12-Nov-08 – In defiance of state law and the First Amendment, Marina Towers Condominium Association has banned “taping, filming or recording“ of its board meetings.

The resolution was announced at the September 24 meeting and put into effect immediately. A tape recorder in use at the time was then confiscated.

Recording would only be allowed if the unit owner signed a written agreement. The recording could only be for the owner’s personal use. The recording could not be given to anyone else. And the condominium association would retain ownership of the recording.

Violation of the rule would result in a $10,000 fine – against either the unit owner recording the meeting or any “unit owner, tenant or resident” who publishes, rebroadcasts or distributes the recording.
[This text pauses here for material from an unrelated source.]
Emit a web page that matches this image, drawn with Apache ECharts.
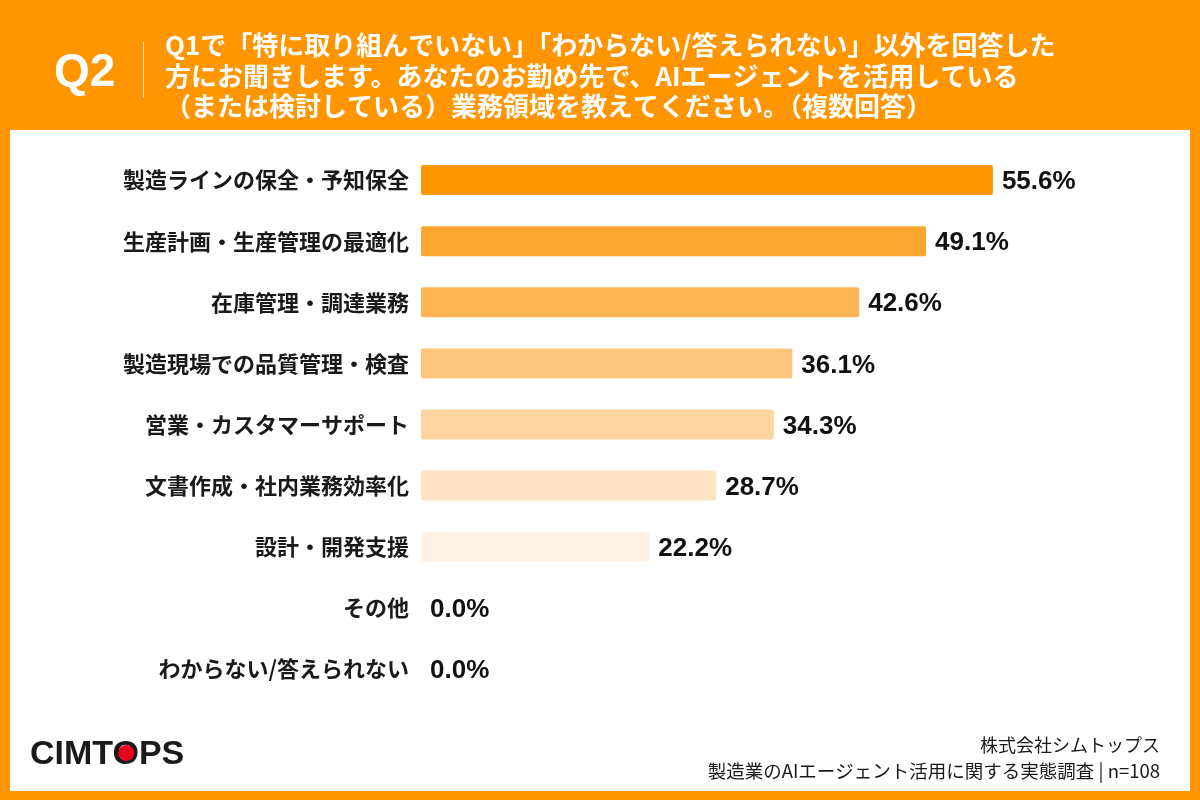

While acknowledging the right of unit owners under the Illinois Condominium Property Act to record the open portion of a condominium board meeting, subject to reasonable rules and regulations, the resolution points to other parts of the Act that says only unit owners may attend meetings and obtain meeting minutes.

A Chicago attorney who specializes in real estate law says the resolution violates the Condominium Property Act, Illinois Constitution, and the First Amendment of the United States Constitution.

According to R. Kymn Harp, an attorney with Robbins, Salomon and Patt, Ltd., “Although the MTCA board…purports to rely upon Section 18(a)(9) of the Condominium Property Act for authority to restrict the recording of the open portion of board meetings and the dissemination thereof, the…interpretation [of the section] is not based upon sound legal grounds.”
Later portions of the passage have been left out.